Wednesday, March 19, 2025

No Ordinary Joe

I offer a variation of this every year on this date. So if you've read it before, you are either a glutton for punishment by making a repeat visit to this space or are REALLY unlucky at reincarnation. 

Today is Saint Joseph's Day, the feast of the husband of Mary (Mother of God) and (sort of) Jesus's stepdad. I always imagine a dinner-table exchange between the Son of Man (as a child) and Joseph where he says, "Then go ahead and ask your 'real dad' for a new bike. Let's see what happens." And then The Curia or the Legion of Decency show up at my house and slap the cuffs on.

As a grade-school child, I missed the subtlety that went into the talk-around as the Sisters of Charity explained 'the Annunciation', and when I got older, and it smacked me right between the eyes, I admired even more the cool, collected response Joseph seemed to have had to all of that. 

Today, Saint Joseph's Day, is when the swallows come back to Capistrano
I love the story as much now in my seventies as I did hearing it as a child. I find it reassuring, and while my belief in a Divine Being fluctuates wildly, I hope (in a faint-hearted, wimpy sort of way) that Paley is right about the Great Watchmaker.

I have known two very dear people who shared Saint Joseph's Day as their birthday. They are both from long ago, at the time when I knew everything (and everything better) when I worked for American Forces (Europe) Network and Bob was my first (and very best) boss in Radio Command Information (together with Sara, Marge, Norm and Brian) while Gisela was the record librarian of the most amazing (and amazingly organized) collection of vinyl in the world.

Bob was married to 'local color' as I was to be as well (GIs who married citizens from the country in which they were stationed; usually guys marrying women but NOT always). He and his wife, Erika, had no children but loved as if she were one, a stray dog they took in and kept all its life, Sandy. 

Erika and Sandy passed away pretty close to one another, leaving a hole in Bob's heart that never healed, filled with a pain of which he never spoke. Bob himself passed some years ago, and I see him at this very moment in my mind's eye in a beaten beige long coat with a beret he wore in every kind of weather.

Gisela was my translator when the letter of permission from the Standesamt of Offenbach am Main (where Sigrid and I hoped to marry) arrived, and I raced frantically from office to office in the building trying to find someone to be my eyes (I was illiterate auf Deutsch and vowed to never be that guy again). 

Gisela put her glasses on near the edge of her nose and would read a line and then look over the tops to give me the English translation.
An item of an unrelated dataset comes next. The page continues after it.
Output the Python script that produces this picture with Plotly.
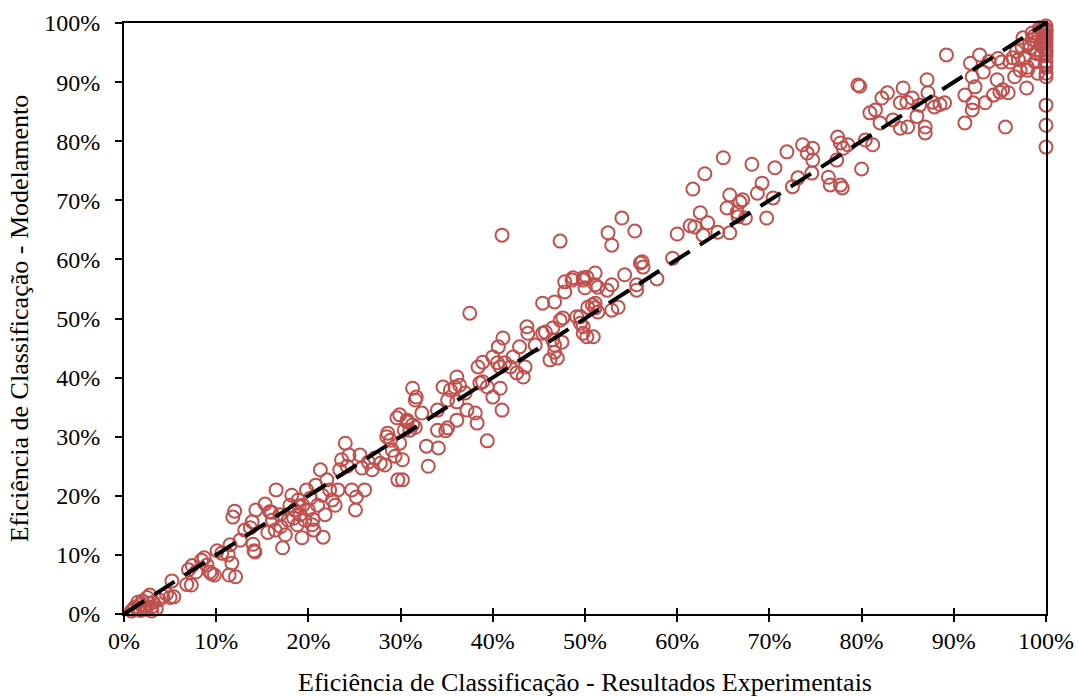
import plotly.graph_objects as go

# Experimental vs. modelled classification efficiency (%)
exp_pts = [
    # 0-10 %
    1.0, 1.2, 1.5, 1.8, 2.0, 2.2, 2.5, 2.7, 3.0, 3.2, 3.5, 3.8, 4.2, 4.6, 5.0, 5.2, 1.5, 2.4, 2.8, 0.8,
    1.8, 3.0, 5.4, 6.8, 7.0, 7.3, 7.4, 7.8, 8.4, 8.7, 9.0, 9.3, 9.5, 9.8, 10.1, 10.6,
    # 10-15 %
    11.3, 11.4, 11.5, 11.7, 11.8, 12.0, 12.1, 12.6, 13.1, 13.7, 14.0, 14.1, 14.2, 13.9, 14.3,
    # 15-25 %
    15.3, 15.8, 16.1, 16.5, 16.4, 16.9, 17.2, 17.5, 17.8, 18.0, 18.2, 18.5, 18.8, 18.9, 19.1,
    19.3, 19.4, 19.6, 19.8, 20.0, 20.2, 20.4, 20.6, 20.8, 21.0, 21.3, 21.5, 21.6, 21.8, 22.0,
    22.3, 22.6, 22.9, 23.2, 23.4, 23.6, 24.0, 24.2, 24.4, 24.7, 25.1, 25.2,
    17.0, 18.4, 19.0, 20.5, 16.0, 15.6,
    # 25-32 %
    25.6, 25.8, 26.1, 26.5, 26.9, 27.2, 27.8, 28.3, 28.5, 28.9, 29.1, 29.4, 29.6, 29.9, 29.7,
    30.2, 30.4, 30.7, 31.0, 31.3, 31.6, 31.6, 28.6,
    # 30-51 %
    31.7, 29.9, 30.7, 31.3, 32.3, 34.0, 34.6, 35.4, 36.1, 35.9, 36.4, 37.0, 35.1, 36.1, 37.2,
    38.1, 38.6, 38.9, 39.4, 40.0, 40.8, 41.0, 38.4, 38.9, 40.0, 40.5, 40.8, 41.3, 41.9, 41.1,
    40.6, 42.2, 42.6, 43.3, 43.5, 42.9, 43.7, 43.8, 45.4, 44.6, 46.2, 47.0, 46.7, 46.7, 47.5,
    47.3, 46.5, 45.4, 46.7, 47.8, 47.8, 48.6, 49.8, 50.0, 49.5, 49.8, 49.8, 50.2, 50.9, 50.8,
    51.1, 51.1, 37.5, 41.0, 47.3, 34.0, 35.1, 36.1, 38.3, 39.4, 33.0, 34.1, 34.9, 32.8, 30.2,
    # 45-71 %
    48.7, 49.8, 50.2, 51.1, 51.4, 52.4, 52.9, 54.3, 52.5, 52.9, 54.0, 55.4, 56.0, 56.3, 55.6,
    55.6, 57.8, 59.5, 60.0, 61.4, 61.9, 62.5, 62.8, 63.3, 61.7, 63.0, 64.4, 65.4, 65.7, 65.7,
    66.5, 66.8, 67.4, 66.6, 65.0, 68.1, 68.7, 69.2, 69.7, 70.6, 70.4, 45.7, 46.5, 47.6, 49.1,
    49.5, 50.3, 51.1, 51.4, 52.9, 53.6, 56.2, 67.1,
    # 71-88 %
    71.9, 72.5, 73.1, 73.6, 74.1, 74.7, 74.7, 74.6, 76.4, 76.6, 77.7, 77.9, 77.3, 77.4, 77.7,
    78.0, 78.5, 80.0, 80.4, 81.2, 79.6, 79.8, 80.9, 81.5, 82.0, 82.2, 82.8, 83.4, 84.2, 84.5,
    84.2, 84.9, 85.0, 85.5, 86.3, 86.9, 86.9, 87.1, 87.2, 87.7, 88.5, 89.0, 89.2, 87.9, 86.0,
    # 88-100 %
    91.2, 91.2, 92.1, 92.0, 92.3, 92.8, 91.8, 93.2, 93.4, 94.3, 94.7, 95.0, 95.3, 95.9, 95.6,
    95.2, 96.1, 96.4, 96.6, 97.2, 97.5, 97.7, 97.9, 98.0, 98.3, 98.5, 98.8, 99.0, 99.1, 99.3,
    99.5, 99.7, 99.9, 100.0, 100.0, 100.0, 100.0, 92.0, 93.8, 94.8, 96.8, 97.4,
    98.2, 98.6, 99.2, 99.6, 98.9, 99.4, 97.0, 98.0, 99.0, 99.8, 99.5, 98.7,
    100.0, 100.0, 100.0, 100.0, 100.0, 100.0, 100.0, 100.0, 100.0, 100.0, 100.0, 100.0, 100.0,
    100.0, 100.0, 100.0,
]

mod_pts = [
    # 0-10 %
    0.8, 1.2, 1.0, 1.6, 2.2, 1.2, 2.8, 1.8, 1.2, 2.0, 0.9, 2.4, 3.0, 3.4, 2.8, 5.6, 2.0, 0.8, 3.2, 0.5,
    0.6, 0.5, 2.9, 5.0, 7.5, 4.9, 8.2, 7.1, 9.1, 9.5, 8.3, 7.1, 6.8, 6.6, 10.7, 10.3,
    # 10-15 %
    10.0, 6.6, 11.7, 8.6, 16.4, 17.4, 6.3, 12.5, 14.2, 14.6, 11.8, 10.7, 10.5, 15.6, 17.6,
    # 15-25 %
    18.6, 17.3, 15.9, 21.0, 14.2, 16.8, 11.2, 13.4, 15.9, 18.4, 20.1, 17.6, 15.1, 19.3, 16.8,
    12.9, 18.4, 15.9, 21.0, 17.6, 19.6, 15.1, 14.2, 21.8, 18.4, 24.4, 20.1, 13.0, 16.8, 22.7,
    21.0, 19.3, 18.4, 21.0, 24.4, 26.1, 28.9, 25.0, 26.9, 21.0, 17.6, 19.8,
    14.8, 16.2, 18.2, 16.0, 17.2, 13.8,
    # 25-32 %
    26.9, 24.7, 21.0, 25.7, 24.4, 26.4, 25.5, 25.2, 30.0, 29.4, 27.7, 26.7, 33.2, 28.9, 22.7,
    26.1, 31.1, 32.5, 31.1, 38.2, 36.2, 31.6, 30.6,
    # 30-51 %
    36.7, 33.7, 32.8, 32.0, 34.0, 34.5, 38.4, 37.9, 40.1, 38.4, 38.7, 37.4, 36.2, 35.9, 34.5,
    34.0, 39.1, 39.3, 38.4, 36.7, 38.2, 34.5, 41.8, 42.6, 43.5, 42.5, 41.8, 42.5, 41.8, 46.7,
    45.2, 43.5, 40.8, 40.1, 41.8, 45.2, 48.6, 47.5, 47.5, 45.5, 43.0, 43.3, 44.3, 45.5, 46.0,
    49.7, 48.4, 52.6, 52.8, 54.5, 56.2, 56.5, 56.5, 55.2, 50.3, 48.6, 47.5, 46.9, 46.9, 52.3,
    51.8, 55.7, 50.9, 64.1, 63.1, 31.1, 31.5, 32.8, 32.3, 29.3, 25.0, 28.1, 31.0, 28.4, 22.7,
    # 45-71 %
    56.9, 56.9, 57.0, 57.7, 55.3, 54.8, 55.7, 57.4, 64.5, 62.4, 67.0, 64.8, 59.4, 58.7, 55.7,
    54.8, 56.7, 60.2, 64.3, 65.7, 65.5, 67.9, 64.1, 66.2, 71.9, 74.5, 64.6, 68.7, 70.9, 64.5,
    68.0, 69.7, 67.0, 67.2, 77.2, 76.1, 71.2, 72.9, 67.0, 75.5, 70.4, 47.7, 46.4, 50.1, 50.3,
    49.2, 51.9, 52.6, 51.1, 51.4, 51.9, 59.6, 70.1,
    # 71-88 %
    78.2, 72.3, 73.8, 79.4, 78.0, 78.8, 76.8, 74.6, 73.9, 72.6, 72.6, 72.1, 76.8, 80.7, 79.7,
    78.8, 79.4, 75.3, 80.2, 79.4, 89.5, 89.3, 84.8, 85.3, 83.1, 87.3, 88.2, 83.6, 82.2, 89.0,
    86.5, 86.6, 82.4, 87.3, 86.1, 82.4, 81.4, 90.4, 88.2, 86.6, 86.2, 86.5, 94.6, 85.8, 84.2,
    # 88-100 %
    87.8, 83.1, 86.5, 90.9, 89.2, 94.6, 93.2, 91.7, 86.5, 87.8, 90.4, 88.3, 88.7, 88.2, 82.4,
    93.4, 93.4, 94.1, 90.9, 92.0, 97.5, 94.2, 89.0, 92.0, 95.8, 98.3, 93.4, 96.8, 91.5, 99.2,
    94.6, 97.6, 92.9, 90.9, 86.1, 82.7, 79.0, 85.3, 93.5, 94.0, 95.2, 96.0,
    96.5, 97.2, 98.0, 98.8, 95.0, 96.2, 93.8, 92.5, 94.8, 96.9, 99.0, 97.8,
    99.5, 99.0, 98.5, 98.0, 97.5, 97.0, 96.5, 96.0, 95.5, 95.0, 94.5, 93.5, 92.5, 91.5,
    98.8, 97.8,
]

# 1:1 reference line endpoints
diag = [0, 100]

ticks = [0, 10, 20, 30, 40, 50, 60, 70, 80, 90, 100]
tick_text = ["0%", "10%", "20%", "30%", "40%", "50%", "60%", "70%", "80%", "90%", "100%"]

serif = "Liberation Serif"

fig = go.Figure()

fig.add_trace(go.Scatter(
    x=exp_pts, y=mod_pts, mode="markers",
    marker=dict(symbol="circle-open", size=13, color="#C0504D",
                line=dict(color="#C0504D", width=2)),
    cliponaxis=False, showlegend=False, hoverinfo="x+y",
))

fig.add_trace(go.Scatter(
    x=diag, y=diag, mode="lines",
    line=dict(color="black", width=4, dash="24px,12px"),
    showlegend=False, hoverinfo="skip",
))


def axis_style(ticklen, title, standoff, label_gap):
    return dict(
        range=[0, 100], tickmode="array", tickvals=ticks, ticktext=tick_text,
        showgrid=False, zeroline=False, automargin=False,
        showline=True, linecolor="black", linewidth=2, mirror=True,
        tickfont=dict(family=serif, size=24, color="black"),
        ticks="outside", ticklen=ticklen, tickcolor="black", tickwidth=1.5,
        ticklabelstandoff=label_gap,
        title=dict(text=title, font=dict(family=serif, size=26, color="black"),
                   standoff=standoff),
    )


fig.update_layout(
    width=1078, height=697,
    margin=dict(l=124, r=32, t=23, b=83),
    paper_bgcolor="white", plot_bgcolor="white",
    font=dict(family=serif, color="black"),
    xaxis=axis_style(6, "Eficiência de Classificação - Resultados Experimentais", 22, -2),
    yaxis=axis_style(7, "Eficiência de Classificação - Modelamento", 8, 10),
    # inner half of the crossing x ticks
    xaxis2=dict(overlaying="x", range=[0, 100], tickmode="array", tickvals=ticks,
                ticks="inside", ticklen=6, tickcolor="black", tickwidth=1.5,
                showticklabels=False, showgrid=False, zeroline=False,
                showline=False, anchor="y", side="bottom"),
)

# invisible trace so the second x axis is drawn
fig.add_trace(go.Scatter(x=[0], y=[0], xaxis="x2", mode="markers",
                         marker=dict(opacity=0), showlegend=False, hoverinfo="skip"))

fig.write_html("out.html")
I still recall the shine in her eyes and her warm smile as she reached the conclusion granting us permission, and she clasped both of my shoulders and hugged me in congratulations.

I remember both of them today, maybe more so than Saint Joseph, perhaps because I don't know how many others remember them, and I'm sad when I think about what happens to you when the last person on earth to know you dies. 

So, today, I tell a little of the story of their lives, as I knew them, to remind me to celebrate their lives and hope the day comes when we can laugh together about all of that and so much more.

Happy Birthday, Bob und Alles Gute zum Geburtstag, Gisela.